The acceptability elements of IBF were more important to farmers with prior awareness of the nutritional benefits of feeding chicken on insects and those belonging to farmer groups than their counterparts who were not aware. Farmers with off-farm income sources were more keen on the acceptability elements of IBF than those without an off-farm income source possibly because the supplementary income would allow them to purchase IBF once it is commercially available. This is in line with the finding by [53] that farmers with off-farm sources had more positive attitudes towards new technologies. The versatility features of IBF were more important for wealthy farmers than their less endowed counterparts. Similarly, the more educated farmers perceived the versatility features of IBF to be more important than their less-educated counterparts. High literacy levels facilitate the search, access and comprehension of new and existing information. Educated farmers perceive market research as a critical component to safeguard against economic losses experienced during distress sales [54].

Finally, the marketability aspects of IBF were perceived to be more important by the more educated farmers and those that were aware of the fact that livestock feed on insects for nutritional benefits than their less-educated counterparts and those who are not aware of this. This might be attributed to their high level of literacy and resource endowments which allow them to access and synthesize market information and to purchase high valued livestock breeds. Characteristics such as consumer acceptance of meat and eggs from chicken reared on IBF and the ability of these products to fetch higher prices in the market were rated highly by more educated farmers than their less educated counterparts.

5. Conclusions and Policy Recommendations

This paper evaluates farmer’s perceptions of commercial IBF in Kiambu County, Kenya. It employs a PCA to construct perception indices that are used in multiple linear regressions on a sample of farmers selected using a multistage sampling procedure.
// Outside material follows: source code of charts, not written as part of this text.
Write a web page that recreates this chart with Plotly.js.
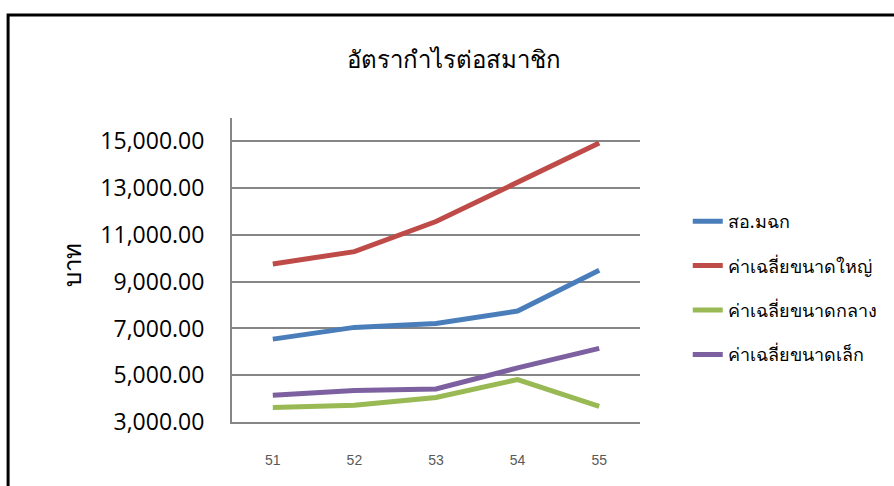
<!DOCTYPE html>
<html>
<head>
<meta charset="utf-8">
<script src="https://cdn.plot.ly/plotly-3.0.1.min.js"></script>
<style>
html,body{margin:0;padding:0;background:#fff;}
#chart{width:894px;height:486px;}
</style>
</head>
<body>
<div id="chart"></div>
<script>
const categories = ['51', '52', '53', '54', '55'];
const seriesNames = ['สอ.มฉก', 'ค่าเฉลี่ยขนาดใหญ่', 'ค่าเฉลี่ยขนาดกลาง', 'ค่าเฉลี่ยขนาดเล็ก'];
const soMok = [6545, 7046, 7217, 7745, 9489];
const avgLarge = [9759, 10286, 11571, 13243, 14932];
const avgMedium = [3617, 3716, 4046, 4817, 3673];
const avgSmall = [4144, 4346, 4414, 5314, 6146];
const colors = ['#4A7EBB', '#BE4B48', '#98B954', '#7D60A0'];
const chartTitle = 'อัตรากำไรต่อสมาชิก';
const yTitle = 'บาท';

const allValues = [soMok, avgLarge, avgMedium, avgSmall];
const traces = allValues.map((v, i) => ({
  type: 'scatter',
  mode: 'lines',
  x: categories,
  y: v,
  name: seriesNames[i],
  legendgroup: 'g' + i,
  line: {color: colors[i], width: 5}
}));

const L = 232, R = 642, T = 118, B = 422;
const W = 894, H = 486;
const px = v => (v - L) / (R - L);
const py = v => (B - v) / (B - T);

const layout = {
  width: W, height: H,
  margin: {l: L, r: W - R, t: T, b: H - B, pad: 0},
  paper_bgcolor: '#ffffff',
  plot_bgcolor: '#ffffff',
  showlegend: true,
  title: {
    text: chartTitle,
    font: {family: 'Noto Sans, sans-serif', size: 24, color: '#000'},
    xref: 'paper', x: px(455), xanchor: 'center',
    yref: 'container', y: 1 - 60 / H, yanchor: 'middle'
  },
  xaxis: {
    type: 'category',
    range: [-0.5, 4.5],
    showgrid: false,
    showline: true, linecolor: '#868686', linewidth: 2,
    ticks: '',
    ticklabelstandoff: 24,
    tickfont: {family: 'Liberation Sans, Arial, sans-serif', size: 14, color: '#595959'},
    zeroline: false, fixedrange: true
  },
  yaxis: {
    range: [3000, 16000],
    tick0: 3000, dtick: 2000,
    tickformat: ',.2f',
    showgrid: true, gridcolor: '#868686', gridwidth: 2,
    showline: true, linecolor: '#868686', linewidth: 2,
    ticks: '',
    ticklabelstandoff: 21,
    tickfont: {family: 'Open Sans, sans-serif', size: 23, color: '#000'},
    zeroline: false, fixedrange: true
  },
  legend: {
    x: px(690), xanchor: 'left',
    y: py(203), yanchor: 'top',
    font: {family: 'Noto Sans, sans-serif', size: 18, color: '#000'},
    tracegroupgap: 18,
    bgcolor: 'rgba(0,0,0,0)',
    itemwidth: 30
  },
  annotations: [{
    text: yTitle,
    xref: 'paper', yref: 'paper',
    x: px(70), y: py(265),
    xanchor: 'center', yanchor: 'middle',
    textangle: -90,
    showarrow: false,
    font: {family: 'Noto Sans, sans-serif', size: 24, color: '#000'}
  }],
  shapes: [{
    type: 'rect', xref: 'paper', yref: 'paper',
    x0: px(7), x1: px(905), y0: py(500), y1: py(15),
    line: {color: '#000', width: 3}, fillcolor: 'rgba(0,0,0,0)', layer: 'above'
  }]
};

Plotly.newPlot('chart', traces, layout, {displayModeBar: false, staticPlot: true});
</script>
</body>
</html>
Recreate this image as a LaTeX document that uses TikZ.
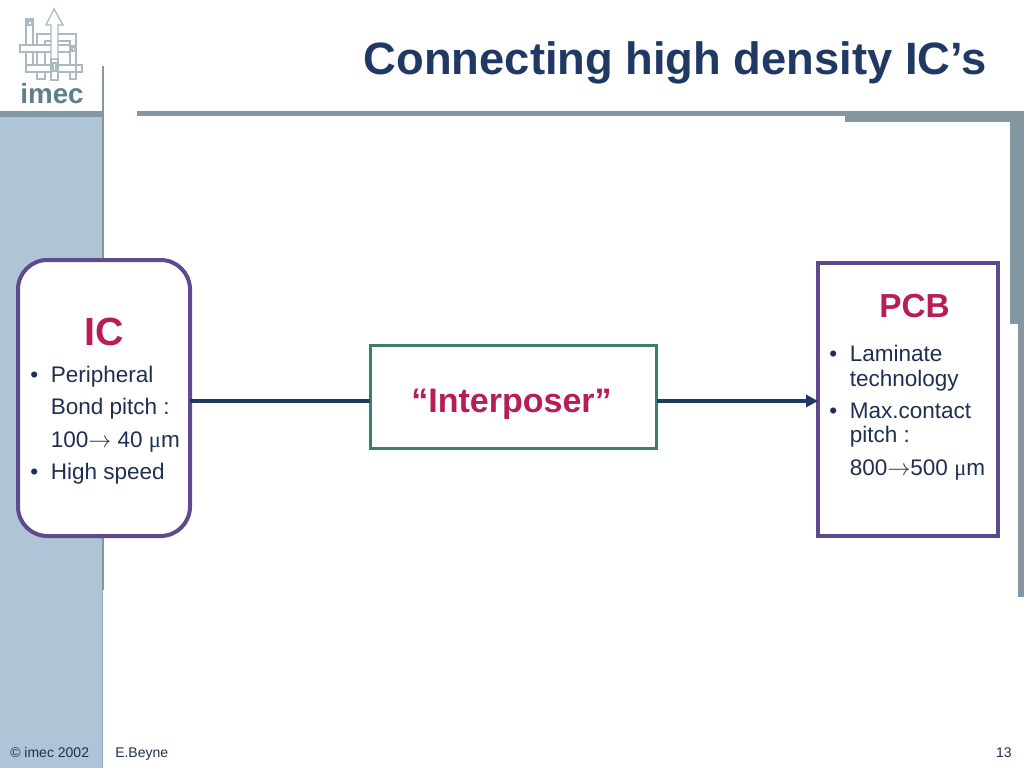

A sample of 310 farmers was used. We find chicken farmers in Kiambu County, Kenya, to have positive perceptions on commercial IBF. Our findings revealed favourable patterns of farmers’ perceptions of commercial IBF in Kenya with regard to feed performance, social acceptability of the IBF feed, versatility of the feed and marketability of meat and egg from chicken raised on the novel insect-based feeds. Farmers’ awareness of IBF attributes, membership to groups, education, off-farm income sources and their wealth status were the most important drivers of their perceptions on IBF. However, it should be noted that these findings are context-specific and might not be applicable in countries with different cultural backgrounds. Future studies should explore coverage of more counties to improve the applicability of the results.

Given that perceptions are based on exposure to knowledge, the study recommends that policy interventions by county governments in Kenya should be geared towards increasing farmers’ technical knowledge and ability to evaluate the performance of different animal breeds reared on IBF through technical trainings at group level to capitalize on peer learning. Interventions such as experimental demonstrations that increase farmers’ technical knowledge on the productivity of livestock fed on IBF are crucial in reducing farmers’ uncertainties towards acceptability of IBF. Public-private partnerships with resource-endowed farmers and farmer groups are recommended to improve knowledge sharing on IBF. Moreover, since such policy measure might set the backdrop for adoption of insect-based animal feeds, our findings would help shape the institutional, legal, regulatory, financial and economic aspects that affect farmers and commercial influencers.